UCLA men’s basketball to strive for victories after recent losses
Last season, UCLA and Oregon split their two meetings, with the home team winning both games. The Ducks however, would eventually reach the Final Four while the Bruins exited in the Sweet 16. (Daily Bruin file photo)
Jan. 17, 2018 11:18 p.m.
It’s a big trip for the Bruins.
UCLA men’s basketball (13-5, 4-2 Pac-12) heads north this week to take on Oregon State (10-7, 2-3) and Oregon (12-6, 2-3), looking to pad an NCAA Tournament resume that has grown shaky after recent losses to Stanford (10-8, 4-1) and Colorado (11-7, 3-3).
The Bruins are still projected to reach the tournament, with CBS Sports’ Jerry Palm listing them as a No. 9 seed and ESPN’s Joe Lunardi slating them as a No. 11 seed forced to make it through a play-in game.
But the defeats at the hands of the Cardinal and Buffaloes – neither of whom rank as top-100 teams in the nation, per KenPom.com’s advanced metrics – have left the Bruins in need of a successful road trip.
“This is obviously a huge week for us,” said senior center Thomas Welsh on Tuesday. “We had a really great practice yesterday. I think we came in ready to work, which is important after a loss like that (against Colorado).”
The setback against Colorado, which coach Steve Alford called UCLA’s worst performance of the year, came on the heels of an encouraging victory over Utah, which Alford thought was his team’s strongest outing of the season.
“We did not perform at the level we had been performing at,” Alford said. “Our effort, our energy, our attention to detail in the first half was nowhere near where it had been in the past few weeks.”
UCLA will need to amend that in order to come up with wins against the two Oregon schools.
Oregon State is just 2-3 in Pac-12 play, but looked strong last weekend in single-digit road losses against both No. 14 Arizona and No. 16 Arizona State.
Oregon, which went to the Final Four last season but lost several key players to the NBA, pulled off a win over Arizona State and led with just over five minutes left before fading late against Arizona.
“We’re catching both of these teams on an upswing because both of them have been playing very well,” Alford said. “There’s an awful lot of us that are kind of (close) together in (the Pac-12).”
The Beavers are led by a trio of players scoring in double figures in sophomore forward Tres Tinkle, junior guard Stephen Thompson Jr. and junior forward Drew Eubanks.

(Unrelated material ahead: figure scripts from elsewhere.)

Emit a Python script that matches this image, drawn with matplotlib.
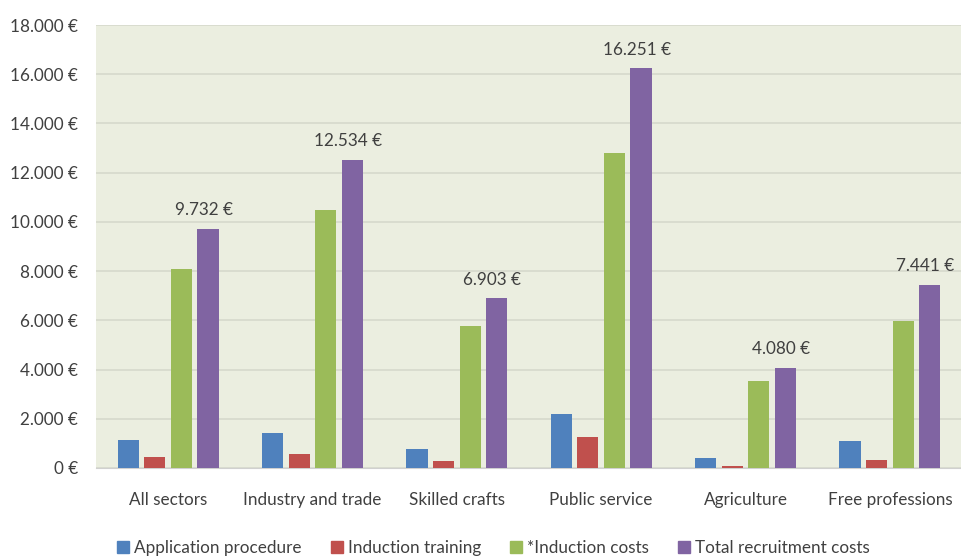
import matplotlib
matplotlib.use("Agg")
from matplotlib import pyplot as plt
from matplotlib.patches import Patch
import numpy as np

plt.rcParams["font.family"] = ["Lato", "DejaVu Sans"]

sectors = ["All sectors", "Industry and trade", "Skilled crafts",
           "Public service", "Agriculture", "Free professions"]
series_names = ["Application procedure", "Induction training",
                "*Induction costs", "Total recruitment costs"]
application = [1140, 1420, 780, 2190, 420, 1100]
training = [450, 570, 290, 1260, 80, 330]
induction = [8090, 10480, 5770, 12800, 3530, 5970]
total = [9732, 12534, 6903, 16251, 4080, 7441]
yticks = [0, 2000, 4000, 6000, 8000, 10000, 12000, 14000, 16000, 18000]

colors = ["#4F81BD", "#C0504D", "#9BBB59", "#8064A2"]
text_col = "#404040"
fs = 12.3


def euro(v):
    return "{:,} €".format(int(v)).replace(",", ".")


fig = plt.figure(figsize=(9.62, 5.57), dpi=100)
ax = fig.add_axes([0.0998, 0.1598, 0.9002, 0.7952])
ax.set_facecolor("#EBEEE0")

x = np.arange(len(sectors))
pitch = 0.184
width = 0.146
for i, (vals, c) in enumerate(zip([application, training, induction, total], colors)):
    ax.bar(x + (i - 1.5) * pitch, vals, width, color=c, zorder=3)

# value labels over the total bars
for xi, v in zip(x, total):
    ax.text(xi + 1.5 * pitch - 0.03, v + 430, euro(v), ha="center", va="bottom",
            fontsize=fs, color=text_col)

ax.set_xlim(-0.5, len(sectors) - 0.5)
ax.set_ylim(0, 18000)
ax.set_yticks(yticks)
ax.set_yticklabels([euro(t) for t in yticks])
ax.set_xticks(x)
ax.set_xticklabels(sectors)
ax.tick_params(axis="both", length=0, labelsize=fs, colors=text_col)
ax.tick_params(axis="y", pad=13)
ax.tick_params(axis="x", pad=17)
ax.grid(axis="y", color="#D6D9CC", linewidth=1.2, zorder=0)
for s in ["left", "right", "top"]:
    ax.spines[s].set_visible(False)
ax.spines["bottom"].set_color("#D0D0D0")

handles = [Patch(color=c, label=n) for c, n in zip(colors, series_names)]
fig.legend(handles=handles, loc="center", bbox_to_anchor=(0.513, 0.017),
           ncol=4, frameon=False, fontsize=fs, handlelength=0.7,
           handleheight=0.7, handletextpad=0.3, columnspacing=1.7,
           labelcolor=text_col)

fig.savefig("out.png", dpi=100)
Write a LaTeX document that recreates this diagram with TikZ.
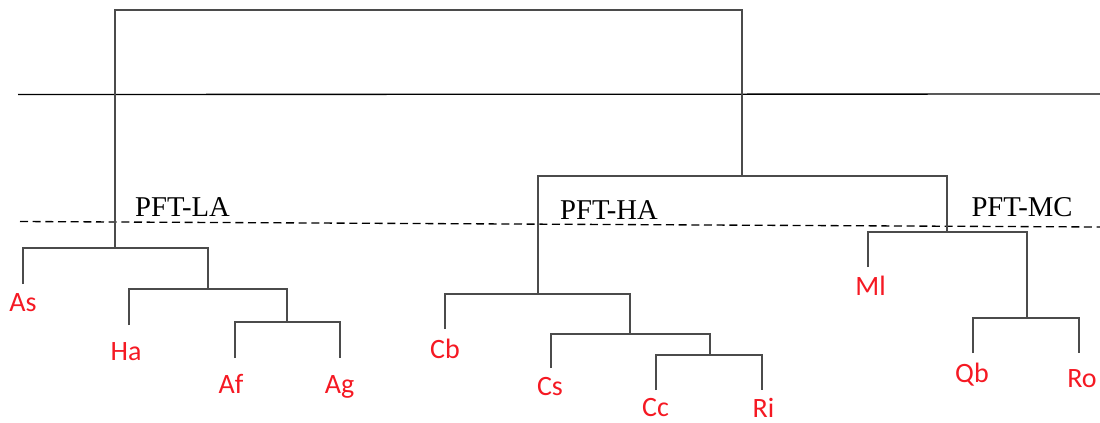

The trio combines for 48.0 points per game, nearly 65 percent of the team’s total scoring production.
“Those three are concerns,” Alford said. “Tres is very, very good, I think he’s one of the better players in our conference. I’ve always liked (Thompson Jr.), I think he’s a special player. And a guy that I think doesn’t get near the credit (deserved) is Eubanks.”
Tinkle, the son of Beaver coach Wayne Tinkle, is an all-around threat from the four spot, averaging 18.2 points, 7.4 rebounds and 3.5 assists, while Thompson Jr. is a deep threat who is currently shooting 37.5 percent from behind the arc en route to 16.5 points per game.
Eubanks’ contributions in the post, though, were what Alford harped on most extensively in Tuesday’s press conference. The 6-foot-10, 240-pounder is averaging nearly two blocks and two offensive rebounds a game to go with 13.3 points on 63 percent field goal shooting.
“He is a hard matchup,” Alford said. “He runs the floor, he’s extremely athletic, he’s a very good shot-blocker, so he’s a rim protector. And every year I’ve seen his offense get better and better in the low post.”
The matchup between UCLA and Oregon State will pit the Pac-12’s fastest-tempo team, per KenPom.com, against its slowest, meaning pace of play could be key in determining which side has the advantage.
UCLA, which at times has excelled with a fast-paced attack reminiscent of last year’s Lonzo Ball-led squad, will look to bounce back from a game in which Colorado stifled UCLA’s transition game, holding it to just 6 fast-break points.
“We like to play fast and obviously that’s a big part of our game,” said junior guard Aaron Holiday. “Getting out in transition, getting easy buckets would obviously help us a lot.”